Single by Eli Young Band

from the album Jet Black & Jealous
- Released: September 29, 2008
- Genre: Country
- Length: 3:42
- Label: Universal South
- Songwriters: George Ducas; David Lee Murphy;
- Producers: Erik Herbst; Mike Wrucke;

Eli Young Band singles chronology
| "When It Rains" (2007) | "Always the Love Songs" (2008) | "Radio Waves" (2009) |

Music video
- "Always the Love Songs^{[link removed]}" at CMT.com

= Always the Love Songs =

"Always the Love Songs" is a song written by David Lee Murphy and George Ducas, and recorded by American country music group Eli Young Band. It was released in September 2008 as the second single from the album Jet Black & Jealous. This song is also the band's second chart entry on Billboard Hot Country Songs, as well as their first top 20 hit.

==Content==
"Always the Love Songs" is a mid-tempo song with electric guitar accompaniment. In it, the male narrator recalls a point earlier in his life, when he and his friends would gather around a bonfire, pass around a guitar, and sing songs. He states that it was "always the love songs" that he recalled the most from these sing-alongs.

==Critical reception==
Country Standard Time critic Brian Steinberg cited "Always the Love Songs" as a standout track on the album, saying that it showed a sense of interplay among the band members that was comparable to The Wallflowers.

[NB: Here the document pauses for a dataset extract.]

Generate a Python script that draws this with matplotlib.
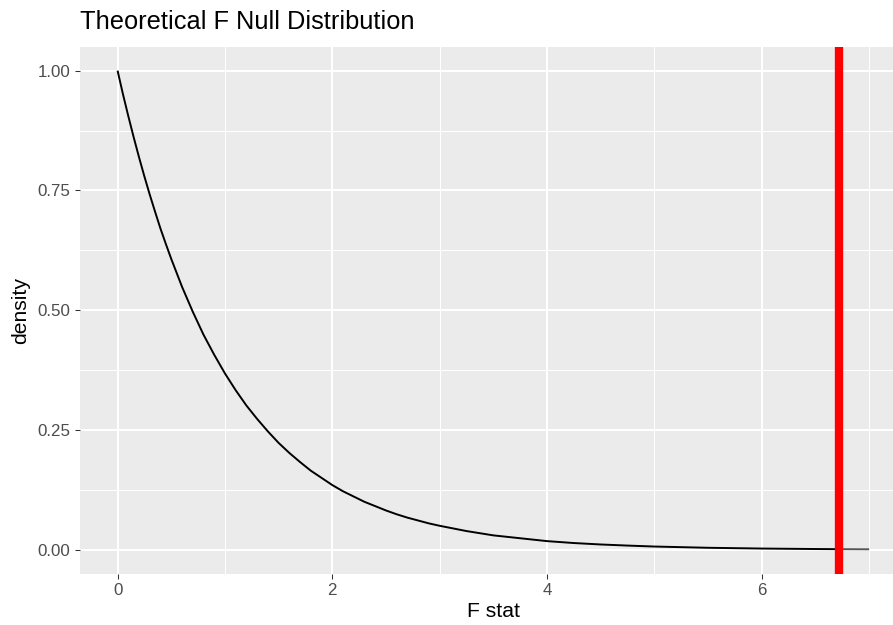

Andrew Leahey, reviewing the album for Allmusic, also compared the song's sound to that of The Wallflowers, saying that its intro was borrowed from "6th Avenue Heartache".

==Music video==
The music video for "Always the Love Songs" is of a live performance, and is directed by the band.

==Chart performance==

| Chart (2008–2009) | Peak position |
|---|---|
| US Hot Country Songs (Billboard) | 11 |
| US Billboard Hot 100 | 69 |

===Year-end charts===

| Chart (2009) | Position |
|---|---|
| US Country Songs (Billboard) | 52 |

==Certifications==

| Region | Certification | Certified units/sales |
| United States (RIAA) | Gold | 500,000^{‡} |
^{‡} Sales+streaming figures based on certification alone.